Native American Indian Solar Education Project
Native American Indian Solar Education Project
Fort Defiance, Arizona
Client

Joint Strategic and Action Committee &
Indian Ministry Task Force

Project Info

PROJECT DATE:
1979

Project Cost

The Native American Indian Solar Education Project was an Ecumenical Project, sponsored by the JSAC (Joint Strategy and Action Committee, Inc.) and the Indian Ministry Task Force to train Native American leaders from many tribes and denominations at the Good Shepard Mission in Fort Defiance, Arizona. The training would include both solar energy technology and practical hands-on solar technology practice, as the trainees would actually build solar heaters for hogans and solar food dehydrators. The facilities of the Good Shepard Mission of the Episcopal Church would provide room, board and workshop space.

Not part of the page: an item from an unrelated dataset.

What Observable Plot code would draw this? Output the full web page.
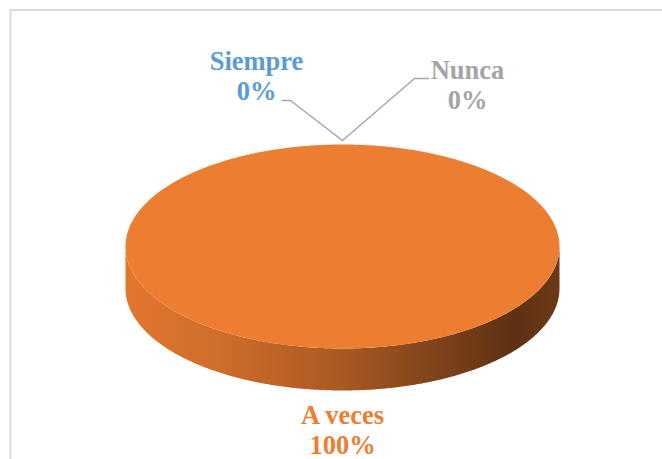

The materials for the solar heater for a “hogan” (traditional southwest Plain Indians dwelling) cost about $900 and comprised good grade plywood, sheetrock and fiberglass insulation. Native American tribal members can obtain logs free, upon approval by the tribal council. With the assistance of the students, the project was able to complete a second solar heater for a hogan, consisting of logs and adobe, for a total cost of about $150.

Louis A. DiGeronimo A.I.A, as principal technical trainer, taught ten Native Americans. The Native Americans were Navajo. Navajo settlements consist of individual “farms” spread across the reservation. Navajo men and women are staunchly independent. It is a harsh life living independently in the high desert. Winters are severe, snow and wind seems relentless. Fuel is scarce, but the sun is plentiful. Technical training in solar technology would beifit the Navajo Nation.

The project could not have taken place without a grant from Riverside Church, New York City. The project was approved by the Indian Ministry Task Force. Any tribe or local Indian church group may apply to the Indian Ministry Task Force to have a JSAC training project.